Título: Cenário alternativo ao do BC ignora inflação
Autor: Neumann, Denise
Fonte: Valor Econômico, 06/10/2009, Especial, p. A16

No governo federal nem todos partilham da preocupação com o binômio forte retomada econômica e inflação em 2010. Nas visões divergentes, outro cenário é traçado e nele um conjunto de fatores positivos vão convergir no próximo ano: os IGPs baixos deste ano (menos 0,40% nos últimos 12 meses) vão manter os preços administrados em níveis muito baixos, influenciando contas de energia elétrica, aluguéis, entre outros; a retomada lenta e moderada da economia mundial vai conter a cotação das commodities; a boa safra agrícola que se vislumbra vai segurar os preços de alimentos; a ociosidade no uso da capacidade instalada da indústria vai evitar pressões sobre os preços livres, no que será ajudada pelo câmbio.

Neste cenário de convergências benignas, o único fator de pressão real continuará a vir do setor de serviços, especialmente aqueles dirigidos às pessoas, esse sim o segmento que realmente responde ao mercado de trabalho - emprego e renda - e que tem parte dos preços indireta e informalmente indexados ao salário mínimo, que terá novo aumento real, porque será calculado com base no Produto Interno Bruto (PIB) ainda gordo do ano passado.

Nas previsões oficiais para 2010, mantém-se um crescimento de 4,5% para o PIB do próximo ano - desta vez uma estimativa mais modesta que aquela hoje feita por grande parte das consultorias e departamentos econômicos dos bancos e que toma 5% como piso.

No cenário alternativo ao do Banco Central desenhado dentro do governo, mesmo o crescimento de 5% do PIB pode ser alcançado sem exercer riscos ao cumprimento da meta da inflação, fixada em 4,5%. O principal argumento é justamente a ainda expressiva ociosidade da indústria no momento da retomada. Segundo a última sondagem da Fundação Getulio Vargas (FGV), em setembro esse percentual chegava em 81,9%.

Outra segurança para a trajetória benigna da inflação vem do forte ritmo do investimento produtivo nos três anos anteriores ao estouro da crise mundial. O Brasil cresceu em média 4,9% entre 2006 e 2008 e chegou ao terceiro trimestre de 2008 com uma taxa de investimento equivalente a 20% do PIB, indicando que o país alcançaria - sem a ocorrência da crise - a meta de 21% traçada no lançamento da Política de Desenvolvimento Produtivo (PDP), a segunda política industrial do governo Lula.

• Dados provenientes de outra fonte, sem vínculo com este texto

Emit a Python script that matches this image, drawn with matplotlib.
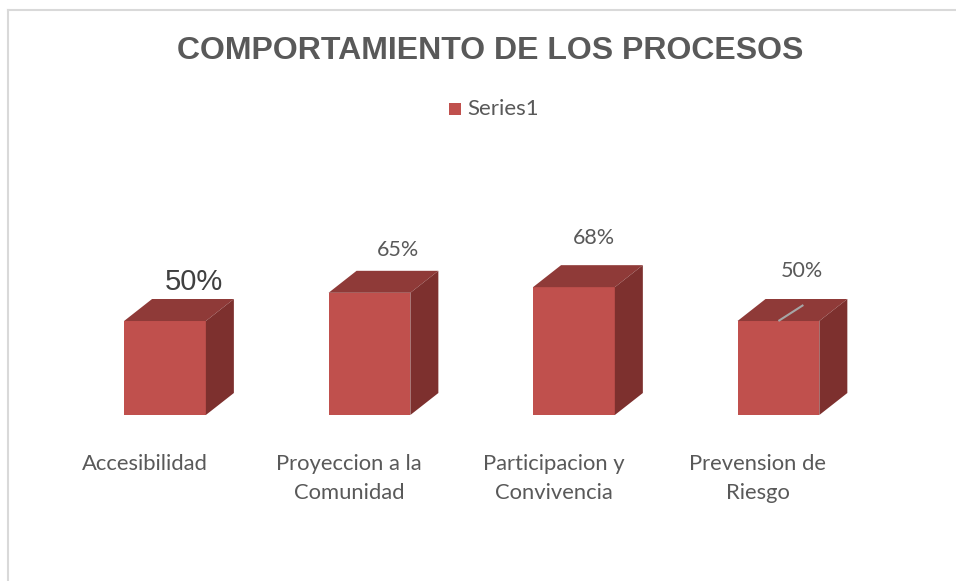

Reforça a tese de tranquilidade - defendida por alguns membros do governo - a retomada do investimento neste segundo semestre, estimulada pelo juro zero concedido nos financiamentos do Banco Nacional de Desenvolvimento Econômico e Social (BNDES) para a compra de máquinas e equipamentos que for efetuada até o fim do ano. Em agosto, o ritmo interno da produção de bens de capital foi 2,5% maior que o de junho, segundo dados da Associação Brasileira da Indústria de Máquinas (Abimaq), enquanto a importação de bens de capital aumentou 4,11% em agosto sobre junho (fim do primeiro semestre).

A capacidade instalada, portanto, está sendo subutilizada e, além disso, já teria começado a crescer antes mesmo da produção industrial ter voltado ao mesmo nível de setembro do ano passado. Em agosto, último dado disponível, a produção foi 8,09% inferior àquela. É por esse conjunto de sinais que, dentro do governo, há quem veja um cenário bastante confortável para a inflação e para a oferta de bens ao longo do ano eleitoral de 2010, contrariando quem vê necessidade de aumento nos juros já no primeiro trimestre do próximo ano.

No relatório de inflação de setembro, o Banco Central ainda traçou um cenário bastante benigno para a inflação, mas deixou claro o recado. "A evolução favorável registrada, no trimestre encerrado em agosto, pelos índices de preços ao consumidor e por atacado, e as expectativas de mercado em relação à sua evolução no restante do ano e em 2010, evidenciam a reduzida probabilidade de que as pressões inflacionárias localizadas em segmentos específicos se constituam em riscos relevantes à trajetória da inflação. Esta perspectiva, fortalecida pelo ambiente de ociosidade dos fatores de produção, torna-se mais relevante no atual cenário de retomada do nível da atividade econômica, concentrada inicialmente nos gastos de consumo - estimulados pelas melhoras nos mercados de trabalho e de crédito - e, mais recentemente, no desempenho da indústria. Cabe registrar, entretanto, que a redução da inflação brasileira para os consumidores, na esteira da crise internacional, foi modesta, se comparada com diversas outras economias, tanto avançadas quanto emergentes, evidenciando a persistência de mecanismos de indexação de preços e salário", apontou o documento do BC.